Seeing as we didn’t attend mass that day, one of our second class cousins, who lived nearby passed by our place. Maybe the frustrations of not having new dresses made us myopic, because I remember feeling like she had only come to see what kind of clothes we had.

It sounds foolish when I think about it now, but we made that deduction based on three facts: firstly, their house was a thirty minutes’ walk away from ours. Secondly, she brought us an old black card with a wine bottle on the front page and it wasn’t even enveloped. It didn’t seem like a Christmas card and given that I’ve never seen it since then, I’m assuming we threw it away that same day. Thirdly, we weren’t really that close. The relationship we had with them was a very unhealthy one; it was more of a competition; seeing who went to the best schools, who lived in a fancier house, who got a boyfriend first (we were still very young but that was also an issue), seeing whose parents drove the best cars, who got the best grades in school…

Based on that, it was difficult to believe she’d walked all the way just to bring an old card; but maybe we were just being paranoid… the only good thing about that day was that one of our aunts-she was estranged from her husband at the time so she also didn’t attend the get-together- brought my sisters and I some cute knickers.

As I’ve mentioned in some previous posts, the things-habit wise- we pick up as kids stay with us longer. In that respect, I’ve always detested any form of competition I deem negative; with my cousins for instance. The madness stopped when we moved to different parts of the city.
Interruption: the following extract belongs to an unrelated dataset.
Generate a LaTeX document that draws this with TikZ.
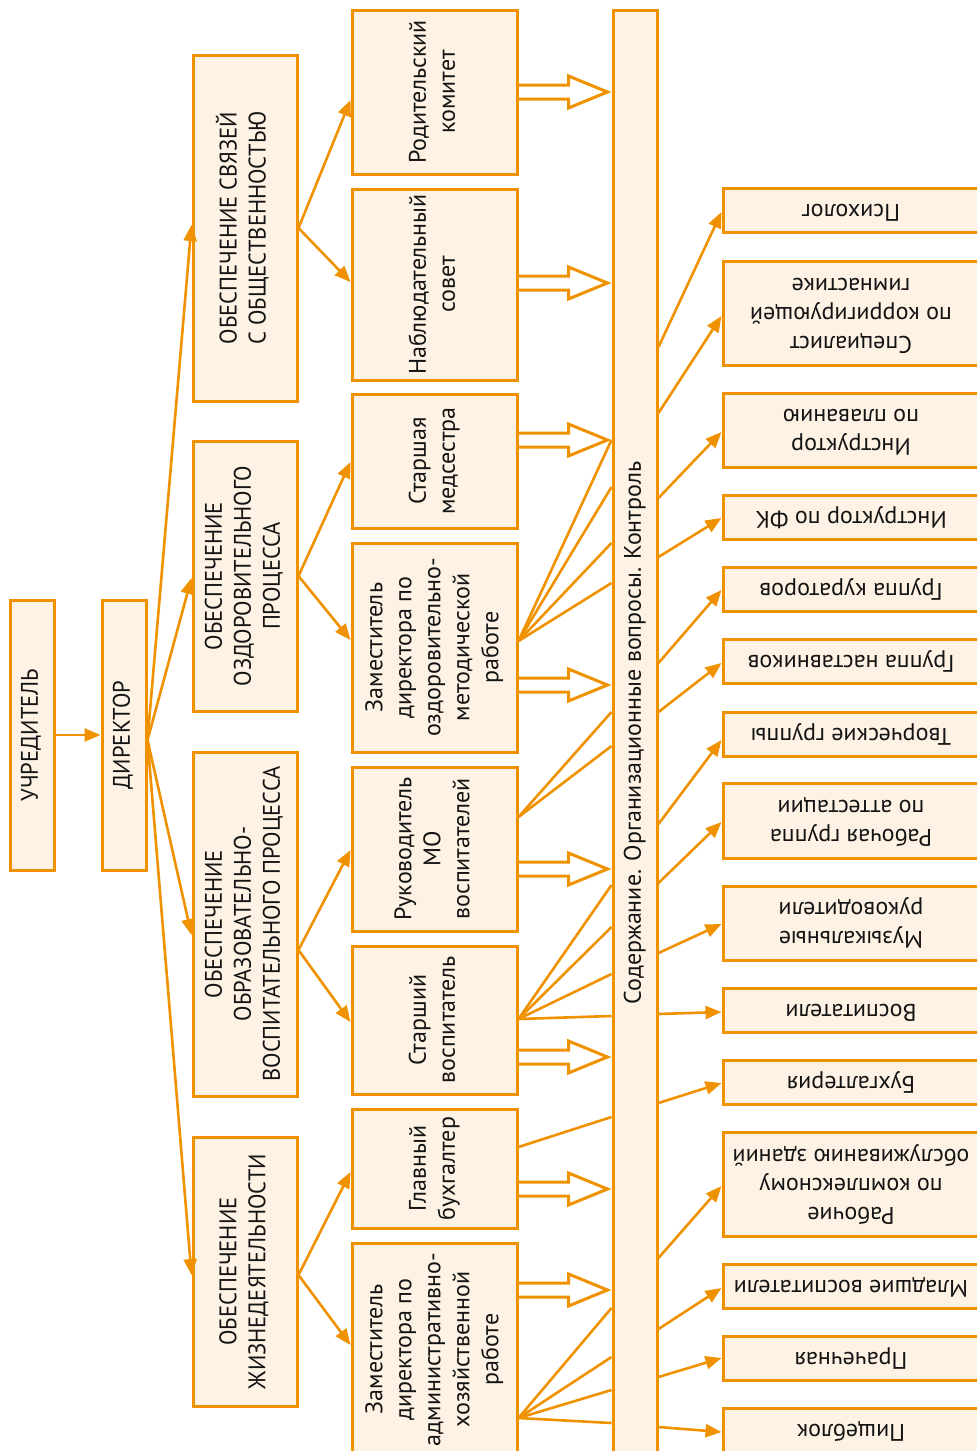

I don’t think the competitiveness stopped, on their part atleast, because even when we meet one can still feel the tension; the only thing is that distance brought some sanity.

When I was a kid, the relationship we had with the rest of the family didn’t feel any different and as I grew up I started appreciating the distance. We only met up when it was inevitable. For the better part of our preteen and early teenage years we still were linked by the mere fact that somehow my sisters, female cousins and I all went to the same boarding school. So even if we lived far from each other we’d still meet in school.

Slowly, I started hating anything that felt like a competition, because if whatever I had/did wasn’t the best, I’d lie so I wouldn’t feel so bad about it. I didn’t like the person I was becoming. Luckily we went to different high schools and seeing as we were old enough to make our own choices we (my sisters and I) avoided any unnecessary meetings. Sometimes distancing oneself from negative influence is the best solution.

Someone who reads my posts regularly might think I hate my extended paternal family. Truth is I don’t hate them. I just don’t like the person I am when I’m with them. Our relationship hasn’t changed. It has always felt like a competition, and looking back at the life I had as a kid, I know I wouldn’t want to go back to that. If I have to constantly tell lies or lash out at someone because they make it their business to pry into my life, making me feel bad about what I don’t have or what I have, just because they’re not okay with it, I would rather sever all ties with them than do something I might regret for the rest of my life, in an attempt to always top the charts.